I am stuck proving the theorem that there exists $x$, $x^4 \equiv 2 \pmod p$ iff $p$ is of the form $A^2 + 64B^2$.
So far I have got this (and I am not sure if it's correct)
Let $p = a^2 + b^2$ be an odd prime,
- $\left(\frac{a}{p}\right) = \left(\frac{p}{a}\right) = \left(\frac{a^2 + b^2}{a}\right) = \left(\frac{b^2}{a}\right) = 1$
since $p \equiv 1 \pmod 4$
- $\left(\frac{a+b}{p}\right) = \left(\frac{(a+b)^2-2ab}{a+b}\right) = \left(\frac{2}{a+b}\right) = (-1)^{((a+b)^2-1)/8}$
using the Jacobi symbol and second supliment of quadratic reciprocity.
- $(a+b)^{(p-1)/2} = (2ab)^{(p-1)/4}$
since $(a+b)^2 \equiv 2ab \pmod p$
and the last step which I'm stuck on now is for $p = a^2 + b^2$ let $x^2 \equiv -1 \pmod p$ then $2^{(p-1)/4} = x^{ab/2}$. And I don't see how to prove the theorem with this result.
We can asume that 2 is a quadratic residue mod $p$ and so that $p \equiv 1 \pmod 8$ and this implies that if we pick $a$ odd and $b$ even then $b$ is a multiple of 4. We have to prove that $b$ is a multiple of 8.
First observe that as $x^2 \equiv -1 \pmod{p}$ and $a^2 + b^2 = p$ we have $$ \left(\frac{a+b}{p}\right) \equiv (-1)^{((a+b)^2-1)/8} \equiv x^{(p+2ab-1)/4} \pmod{p} $$ note that the exponent of $x$ is even because $b$ is multiple of 4, so we can chose the sign of the base as we wish.

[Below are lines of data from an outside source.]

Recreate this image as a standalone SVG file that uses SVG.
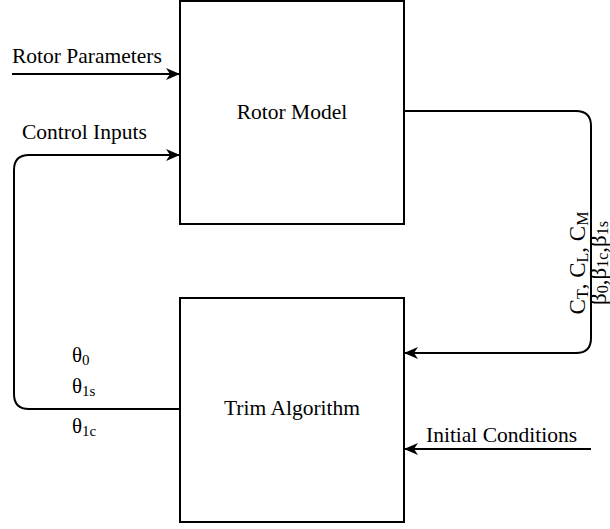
<svg xmlns="http://www.w3.org/2000/svg" width="610" height="529" viewBox="0 0 610 529">
<style>
.box{fill:#fff;stroke:#000;stroke-width:2}
.ln{fill:none;stroke:#000;stroke-width:2}
.t{font-family:'Liberation Serif','Times New Roman','DejaVu Serif',serif;fill:#000}
.lbl{font-size:21.5px}
.th{font-size:21px}
.rt{font-size:23px}
.sub{font-size:15px}
.rsub{font-size:16px}
</style>
<defs>
<marker id="arr" viewBox="0 0 14 12" refX="13" refY="6" markerWidth="14" markerHeight="12" markerUnits="userSpaceOnUse" orient="auto">
<path d="M0,0 L14,6 L0,12 L4,6 Z" fill="#000"/>
</marker>
</defs>
<rect width="610" height="529" fill="#fff"/>
<g id="connectors">
<path class="ln" d="M12,74 L179,74" marker-end="url(#arr)"/>
<path class="ln" d="M182,409 L29,409 Q14,409 14,394 L14,170 Q14,155 29,155 L179,155" marker-end="url(#arr)"/>
<path class="ln" d="M404,111 L576,111 Q591,111 591,126 L591,338 Q591,353 576,353 L405,353" marker-end="url(#arr)"/>
<path class="ln" d="M591,449 L405,449" marker-end="url(#arr)"/>
</g>
<g id="rotor-model">
<rect class="box" x="180" y="1" width="224" height="223"/>
<text class="t lbl" font-family="Liberation Serif, serif" x="292" y="119" text-anchor="middle">Rotor Model</text>
</g>
<g id="trim-algorithm">
<rect class="box" x="180" y="298" width="224" height="224"/>
<text class="t lbl" font-family="Liberation Serif, serif" x="292" y="415" text-anchor="middle">Trim Algorithm</text>
</g>
<g id="labels">
<text class="t lbl" font-family="Liberation Serif, serif" x="12" y="63">Rotor Parameters</text>
<text class="t lbl" font-family="Liberation Serif, serif" x="22" y="139">Control Inputs</text>
<text class="t lbl" font-family="Liberation Serif, serif" x="426" y="442">Initial Conditions</text>
<text class="t th" font-family="Liberation Serif, serif" x="72" y="362">θ<tspan class="sub" dy="3">0</tspan></text>
<text class="t th" font-family="Liberation Serif, serif" x="72" y="393">θ<tspan class="sub" dy="3">1s</tspan></text>
<text class="t th" font-family="Liberation Serif, serif" x="72" y="433">θ<tspan class="sub" dy="3">1c</tspan></text>
<text class="t rt" font-family="Liberation Serif, serif" transform="translate(585,263) rotate(-90)" text-anchor="middle">C<tspan class="rsub" dy="3">T</tspan><tspan dy="-3">, C</tspan><tspan class="rsub" dy="3">L</tspan><tspan dy="-3">, C</tspan><tspan class="rsub" dy="3">M</tspan></text>
<text class="t rt" font-family="Liberation Serif, serif" transform="translate(606,263) rotate(-90)" text-anchor="middle">β<tspan class="rsub" dy="2">0</tspan><tspan dy="-2">,β</tspan><tspan class="rsub" dy="2">1c</tspan><tspan dy="-2">,β</tspan><tspan class="rsub" dy="2">1s</tspan></text>
</g>
</svg>
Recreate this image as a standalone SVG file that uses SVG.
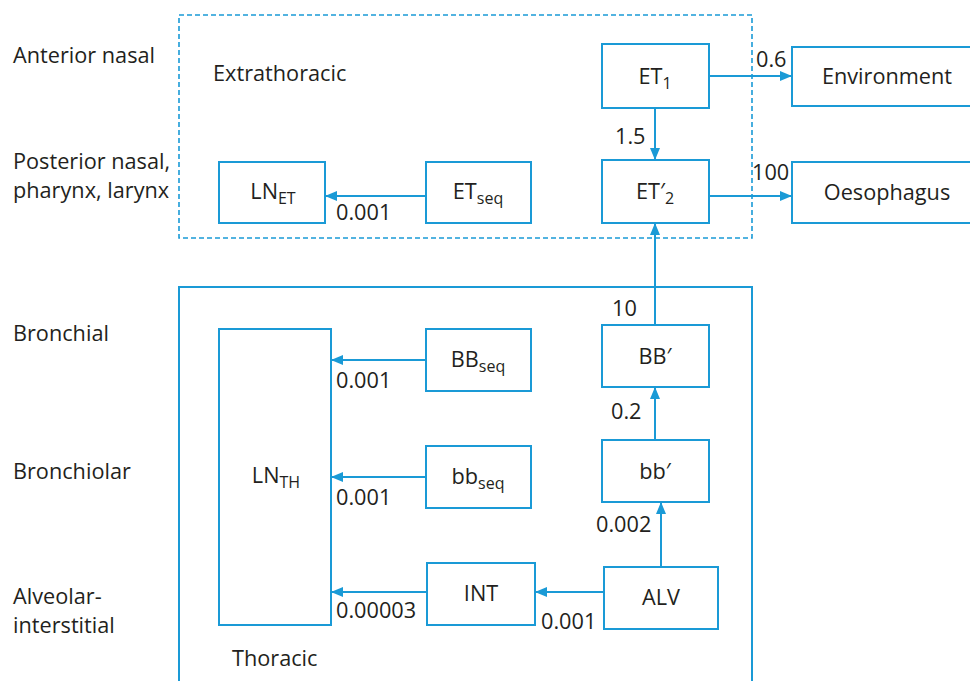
<svg xmlns="http://www.w3.org/2000/svg" width="970" height="681" viewBox="0 0 970 681">
<defs>
<style>
.t{font-family:"Open Sans","Noto Sans",sans-serif;font-size:21.7px;fill:#231f20}
.c{text-anchor:middle}
.s{font-size:16px}
.box{fill:#fff;stroke:#1a9ad6;stroke-width:2}
.ln{fill:none;stroke:#1a9ad6;stroke-width:2}
</style>
<marker id="ah" viewBox="0 0 12 10" refX="12" refY="5" markerWidth="12" markerHeight="10" markerUnits="userSpaceOnUse" orient="auto">
<path d="M0,0 L12,5 L0,10 Z" fill="#1a9ad6"/>
</marker>
</defs>
<rect width="970" height="681" fill="#fff"/>
<g id="regions">
<rect x="179" y="15" width="573" height="223" fill="none" stroke="#1a9ad6" stroke-width="1.6" stroke-dasharray="5,3"/>
<rect x="179" y="287" width="573" height="420" fill="none" stroke="#1a9ad6" stroke-width="2"/>
<text class="t" x="213" y="81">Extrathoracic</text>
<text class="t" x="232" y="666">Thoracic</text>
</g>
<g id="side-labels">
<text class="t" x="13" y="63">Anterior nasal</text>
<text class="t" x="13" y="169">Posterior nasal,</text>
<text class="t" x="13" y="198">pharynx, larynx</text>
<text class="t" x="13" y="341">Bronchial</text>
<text class="t" x="13" y="479">Bronchiolar</text>
<text class="t" x="13" y="604">Alveolar-</text>
<text class="t" x="13" y="633">interstitial</text>
</g>
<g id="connectors">
<line class="ln" x1="709" y1="76" x2="792" y2="76" marker-end="url(#ah)"/>
<line class="ln" x1="655" y1="108" x2="655" y2="160" marker-end="url(#ah)"/>
<line class="ln" x1="709" y1="196" x2="792" y2="196" marker-end="url(#ah)"/>
<line class="ln" x1="426" y1="196" x2="325" y2="196" marker-end="url(#ah)"/>
<line class="ln" x1="655" y1="325" x2="655" y2="223" marker-end="url(#ah)"/>
<line class="ln" x1="655" y1="440" x2="655" y2="387" marker-end="url(#ah)"/>
<line class="ln" x1="661" y1="567" x2="661" y2="502" marker-end="url(#ah)"/>
<line class="ln" x1="426" y1="360" x2="331" y2="360" marker-end="url(#ah)"/>
<line class="ln" x1="426" y1="477" x2="331" y2="477" marker-end="url(#ah)"/>
<line class="ln" x1="427" y1="592" x2="331" y2="592" marker-end="url(#ah)"/>
<line class="ln" x1="604" y1="592" x2="535" y2="592" marker-end="url(#ah)"/>
<text class="t" x="756" y="67">0.6</text>
<text class="t" x="615" y="144">1.5</text>
<text class="t" x="752" y="180">100</text>
<text class="t" x="336" y="220">0.001</text>
<text class="t" x="612" y="316">10</text>
<text class="t" x="611" y="419">0.2</text>
<text class="t" x="596" y="532">0.002</text>
<text class="t" x="336" y="388">0.001</text>
<text class="t" x="336" y="505">0.001</text>
<text class="t" x="336" y="618">0.00003</text>
<text class="t" x="541" y="629">0.001</text>
</g>
<g id="ET1">
<rect class="box" x="602" y="44" width="107" height="64"/>
<text class="t c" x="655" y="84">ET<tspan class="s" dy="5">1</tspan></text>
</g>
<g id="Environment">
<rect class="box" x="792" y="47" width="190" height="59"/>
<text class="t c" x="887" y="84">Environment</text>
</g>
<g id="ET2">
<rect class="box" x="602" y="160" width="107" height="63"/>
<text class="t c" x="655" y="199">ET′<tspan class="s" dy="5">2</tspan></text>
</g>
<g id="Oesophagus">
<rect class="box" x="792" y="162" width="190" height="61"/>
<text class="t c" x="887" y="200">Oesophagus</text>
</g>
<g id="LNET">
<rect class="box" x="219" y="162" width="106" height="61"/>
<text class="t c" x="273" y="199">LN<tspan class="s" dy="5">ET</tspan></text>
</g>
<g id="ETseq">
<rect class="box" x="426" y="162" width="105" height="61"/>
<text class="t c" x="478" y="199">ET<tspan class="s" dy="5">seq</tspan></text>
</g>
<g id="LNTH">
<rect class="box" x="219" y="329" width="112" height="296"/>
<text class="t c" x="276" y="483">LN<tspan class="s" dy="5">TH</tspan></text>
</g>
<g id="BBseq">
<rect class="box" x="426" y="329" width="105" height="62"/>
<text class="t c" x="478" y="367">BB<tspan class="s" dy="5">seq</tspan></text>
</g>
<g id="bbseq">
<rect class="box" x="426" y="446" width="105" height="62"/>
<text class="t c" x="478" y="484">bb<tspan class="s" dy="5">seq</tspan></text>
</g>
<g id="BBp">
<rect class="box" x="602" y="325" width="107" height="62"/>
<text class="t c" x="655" y="364">BB′</text>
</g>
<g id="bbp">
<rect class="box" x="602" y="440" width="107" height="62"/>
<text class="t c" x="655" y="479">bb′</text>
</g>
<g id="INT">
<rect class="box" x="427" y="563" width="108" height="62"/>
<text class="t c" x="481" y="601">INT</text>
</g>
<g id="ALV">
<rect class="box" x="604" y="567" width="114" height="62"/>
<text class="t c" x="661" y="605">ALV</text>
</g>
</svg>
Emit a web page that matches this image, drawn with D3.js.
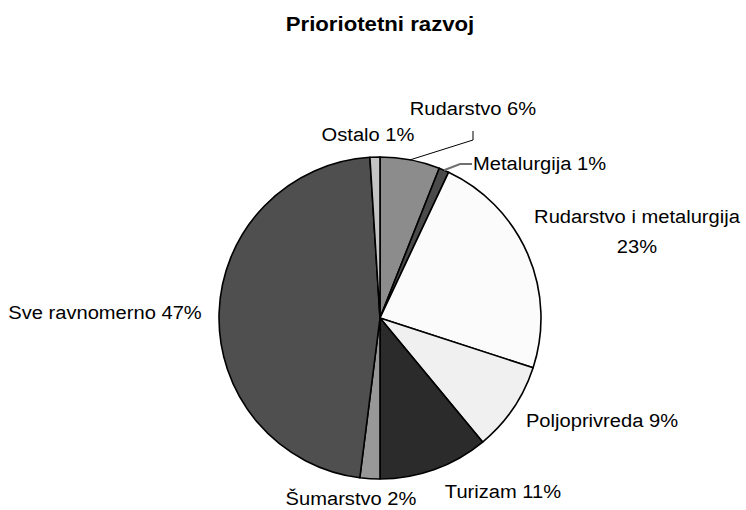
<!DOCTYPE html>
<html>
<head>
<meta charset="utf-8">
<script src="https://cdn.jsdelivr.net/npm/d3@7"></script>
<style>
  body { margin: 0; background: #fff; }
  svg text { font-family: "Liberation Sans", Arial, sans-serif; fill: #000; }
</style>
</head>
<body>
<svg id="chart"></svg>
<script>
const categories = ["Rudarstvo", "Metalurgija", "Rudarstvo i metalurgija", "Poljoprivreda",
  "Turizam", "Šumarstvo", "Sve ravnomerno", "Ostalo"];
const values = [6, 1, 23, 9, 11, 2, 47, 1];
const colors = ["#8c8c8c", "#4a4a4a", "#fbfbfb", "#f0f0f0", "#2b2b2b", "#989898", "#4f4f4f", "#c4c4c4"];

// label placement (center x, first baseline) - hand placed like the original
const labelPos = [
  [473, 115], [540, 170], [637, 223], [602, 427],
  [503, 498], [351, 505], [105, 319], [368, 141]
];
// leader line bend points for the two small slices with callouts
const leaders = { 0: [[473, 140], [473, 131]], 1: [[460, 164], [472, 164]] };

const width = 746, height = 510;
const cx = 380, cy = 318, radius = 161;

const svg = d3.select("#chart").attr("width", width).attr("height", height);

svg.append("text")
  .attr("transform", `translate(${cx},31) scale(1.11,1)`)
  .attr("text-anchor", "middle")
  .style("font-size", "20px")
  .style("font-weight", "bold")
  .text("Prioriotetni razvoj");

const pie = d3.pie().sort(null).value((d) => d);
const arc = d3.arc().innerRadius(0).outerRadius(radius);
const arcs = pie(values);

const g = svg.append("g").attr("transform", `translate(${cx},${cy})`);

g.selectAll("path")
  .data(arcs)
  .enter()
  .append("path")
  .attr("d", arc)
  .attr("fill", (d, i) => colors[i])
  .attr("stroke", "#000")
  .attr("stroke-width", 1.6)
  .attr("stroke-linejoin", "round");

// leader lines
Object.keys(leaders).forEach((k) => {
  const a = arcs[k];
  const mid = (a.startAngle + a.endAngle) / 2;
  const pts = [[cx + radius * Math.sin(mid), cy - radius * Math.cos(mid)]].concat(leaders[k]);
  svg.append("path")
    .attr("d", d3.line()(pts))
    .attr("fill", "none")
    .attr("stroke", k == 1 ? "#707070" : "#000")
    .attr("stroke-width", k == 1 ? 2 : 1);
});

// labels
const labelText = categories.map((c, i) => `${c} ${values[i]}%`);
labelText[2] = [categories[2], values[2] + "%"];

labelPos.forEach((p, i) => {
  const lines = Array.isArray(labelText[i]) ? labelText[i] : [labelText[i]];
  const anchor = i === 1 ? "start" : "middle";
  const x = i === 1 ? 473 : p[0];
  lines.forEach((t, j) => {
    svg.append("text")
      .attr("transform", `translate(${x},${p[1] + j * 30}) scale(1.06,1)`)
      .attr("text-anchor", anchor)
      .style("font-size", "19px")
      .text(t);
  });
});
</script>
</body>
</html>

In adition we also have $$ -a^2 \equiv b^2 \pmod{p} $$ so $(xa)^2 \equiv b^2 \pmod{p}$ and $$ax \equiv \pm b \pmod{p}$$ and picking the sign of $x$ we can asume that $ax \equiv b \pmod{p}$. So $ab \equiv a^2 x$ and $$ (ab)^{(p-1)/4} = a^{(p-1)/2} x^{(p-1)/4} \equiv x^{(p-1)/4} \pmod{p} $$ because $a$ is a quadratic residue mod $p$.
The identity you obtained: $$\left(\frac{a+b}{p}\right) = (a+b)^{(p-1)/2} \equiv (2ab)^{(p-1)/4} \pmod p $$ now becomes $$x^{(p+2ab-1)/4} \equiv 2^{(p-1)/4} x^{(p-1)/4} \pmod p $$ and in consequence $$2^{(p-1)/4} \equiv x^{ab/2} \pmod p $$ As $b$ is multiple of 4 say $b = 4b'$, we have $$2^{(p-1)/4} \equiv (-1)^{ab'} \pmod p $$ so $2$ is a biquadratic residue iif $b'$ is even or what is the same thing iif $b$ is multiple of 8 and we are done.